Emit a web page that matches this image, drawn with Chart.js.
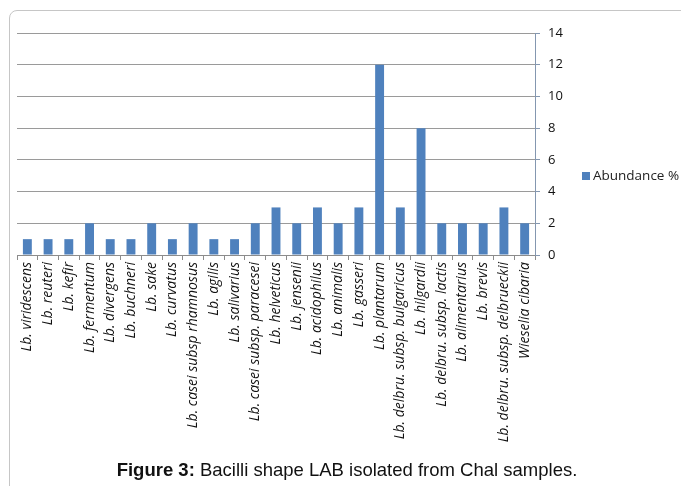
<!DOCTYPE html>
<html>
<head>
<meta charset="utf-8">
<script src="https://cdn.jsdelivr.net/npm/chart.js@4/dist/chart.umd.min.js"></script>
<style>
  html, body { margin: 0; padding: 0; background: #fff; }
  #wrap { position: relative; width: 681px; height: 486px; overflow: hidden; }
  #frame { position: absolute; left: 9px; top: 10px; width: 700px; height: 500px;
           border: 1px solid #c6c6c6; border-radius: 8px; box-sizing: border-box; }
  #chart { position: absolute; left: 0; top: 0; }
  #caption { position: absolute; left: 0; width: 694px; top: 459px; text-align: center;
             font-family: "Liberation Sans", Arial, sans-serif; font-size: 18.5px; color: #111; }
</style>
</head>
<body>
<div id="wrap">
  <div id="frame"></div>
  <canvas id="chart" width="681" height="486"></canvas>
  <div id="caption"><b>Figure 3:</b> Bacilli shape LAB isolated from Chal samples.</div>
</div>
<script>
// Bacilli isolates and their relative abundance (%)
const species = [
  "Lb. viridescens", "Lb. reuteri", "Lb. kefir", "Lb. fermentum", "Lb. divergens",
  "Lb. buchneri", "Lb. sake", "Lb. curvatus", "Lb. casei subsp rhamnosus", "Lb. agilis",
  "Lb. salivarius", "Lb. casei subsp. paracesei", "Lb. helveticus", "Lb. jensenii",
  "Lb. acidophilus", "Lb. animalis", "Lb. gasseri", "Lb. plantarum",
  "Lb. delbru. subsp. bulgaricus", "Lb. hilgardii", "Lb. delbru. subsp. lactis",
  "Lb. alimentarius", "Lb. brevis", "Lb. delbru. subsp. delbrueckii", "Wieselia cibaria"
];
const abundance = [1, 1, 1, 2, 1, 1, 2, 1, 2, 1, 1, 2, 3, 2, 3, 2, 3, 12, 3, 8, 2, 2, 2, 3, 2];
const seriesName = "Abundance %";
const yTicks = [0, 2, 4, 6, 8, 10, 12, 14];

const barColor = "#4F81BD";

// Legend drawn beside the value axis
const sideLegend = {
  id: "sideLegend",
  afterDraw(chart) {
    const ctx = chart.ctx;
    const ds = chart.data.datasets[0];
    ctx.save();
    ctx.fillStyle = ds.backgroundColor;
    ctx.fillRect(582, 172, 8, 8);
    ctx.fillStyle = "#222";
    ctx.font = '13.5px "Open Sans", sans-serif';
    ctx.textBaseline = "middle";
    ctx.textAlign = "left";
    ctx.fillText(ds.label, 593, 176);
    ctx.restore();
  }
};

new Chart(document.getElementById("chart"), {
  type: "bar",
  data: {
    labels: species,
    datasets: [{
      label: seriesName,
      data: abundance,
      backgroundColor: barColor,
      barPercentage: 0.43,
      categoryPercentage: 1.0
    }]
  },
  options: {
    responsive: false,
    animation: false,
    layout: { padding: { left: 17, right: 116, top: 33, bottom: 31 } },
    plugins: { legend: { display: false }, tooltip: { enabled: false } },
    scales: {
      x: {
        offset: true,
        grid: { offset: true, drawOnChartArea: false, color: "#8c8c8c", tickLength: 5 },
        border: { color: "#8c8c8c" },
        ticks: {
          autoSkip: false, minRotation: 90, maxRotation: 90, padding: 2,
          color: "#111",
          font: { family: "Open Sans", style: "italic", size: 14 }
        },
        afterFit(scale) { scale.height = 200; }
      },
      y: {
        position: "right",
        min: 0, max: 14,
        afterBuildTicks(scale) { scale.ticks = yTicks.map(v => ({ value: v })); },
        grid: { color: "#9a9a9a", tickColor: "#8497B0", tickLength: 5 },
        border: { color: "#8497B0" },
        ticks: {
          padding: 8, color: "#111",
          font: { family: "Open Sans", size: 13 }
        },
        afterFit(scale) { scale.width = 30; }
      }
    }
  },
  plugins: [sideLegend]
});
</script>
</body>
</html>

> **WORK TO COMPLETE**
Go through the listing above and write it out again exactly, dropping the pictures.

> **SOLUTION FOR THIS EXERCISE**
Emit a web page that matches this image, drawn with Chart.js.
<!DOCTYPE html>
<html>
<head>
<meta charset="utf-8">
<script src="https://cdn.jsdelivr.net/npm/chart.js@4/dist/chart.umd.min.js"></script>
<style>
  html, body { margin: 0; padding: 0; background: #fff; }
  #wrap { position: relative; width: 681px; height: 486px; overflow: hidden; }
  #frame { position: absolute; left: 9px; top: 10px; width: 700px; height: 500px;
           border: 1px solid #c6c6c6; border-radius: 8px; box-sizing: border-box; }
  #chart { position: absolute; left: 0; top: 0; }
  #caption { position: absolute; left: 0; width: 694px; top: 459px; text-align: center;
             font-family: "Liberation Sans", Arial, sans-serif; font-size: 18.5px; color: #111; }
</style>
</head>
<body>
<div id="wrap">
  <div id="frame"></div>
  <canvas id="chart" width="681" height="486"></canvas>
  <div id="caption"><b>Figure 3:</b> Bacilli shape LAB isolated from Chal samples.</div>
</div>
<script>
// Bacilli isolates and their relative abundance (%)
const species = [
  "Lb. viridescens", "Lb. reuteri", "Lb. kefir", "Lb. fermentum", "Lb. divergens",
  "Lb. buchneri", "Lb. sake", "Lb. curvatus", "Lb. casei subsp rhamnosus", "Lb. agilis",
  "Lb. salivarius", "Lb. casei subsp. paracesei", "Lb. helveticus", "Lb. jensenii",
  "Lb. acidophilus", "Lb. animalis", "Lb. gasseri", "Lb. plantarum",
  "Lb. delbru. subsp. bulgaricus", "Lb. hilgardii", "Lb. delbru. subsp. lactis",
  "Lb. alimentarius", "Lb. brevis", "Lb. delbru. subsp. delbrueckii", "Wieselia cibaria"
];
const abundance = [1, 1, 1, 2, 1, 1, 2, 1, 2, 1, 1, 2, 3, 2, 3, 2, 3, 12, 3, 8, 2, 2, 2, 3, 2];
const seriesName = "Abundance %";
const yTicks = [0, 2, 4, 6, 8, 10, 12, 14];

const barColor = "#4F81BD";

// Legend drawn beside the value axis
const sideLegend = {
  id: "sideLegend",
  afterDraw(chart) {
    const ctx = chart.ctx;
    const ds = chart.data.datasets[0];
    ctx.save();
    ctx.fillStyle = ds.backgroundColor;
    ctx.fillRect(582, 172, 8, 8);
    ctx.fillStyle = "#222";
    ctx.font = '13.5px "Open Sans", sans-serif';
    ctx.textBaseline = "middle";
    ctx.textAlign = "left";
    ctx.fillText(ds.label, 593, 176);
    ctx.restore();
  }
};

new Chart(document.getElementById("chart"), {
  type: "bar",
  data: {
    labels: species,
    datasets: [{
      label: seriesName,
      data: abundance,
      backgroundColor: barColor,
      barPercentage: 0.43,
      categoryPercentage: 1.0
    }]
  },
  options: {
    responsive: false,
    animation: false,
    layout: { padding: { left: 17, right: 116, top: 33, bottom: 31 } },
    plugins: { legend: { display: false }, tooltip: { enabled: false } },
    scales: {
      x: {
        offset: true,
        grid: { offset: true, drawOnChartArea: false, color: "#8c8c8c", tickLength: 5 },
        border: { color: "#8c8c8c" },
        ticks: {
          autoSkip: false, minRotation: 90, maxRotation: 90, padding: 2,
          color: "#111",
          font: { family: "Open Sans", style: "italic", size: 14 }
        },
        afterFit(scale) { scale.height = 200; }
      },
      y: {
        position: "right",
        min: 0, max: 14,
        afterBuildTicks(scale) { scale.ticks = yTicks.map(v => ({ value: v })); },
        grid: { color: "#9a9a9a", tickColor: "#8497B0", tickLength: 5 },
        border: { color: "#8497B0" },
        ticks: {
          padding: 8, color: "#111",
          font: { family: "Open Sans", size: 13 }
        },
        afterFit(scale) { scale.width = 30; }
      }
    }
  },
  plugins: [sideLegend]
});
</script>
</body>
</html>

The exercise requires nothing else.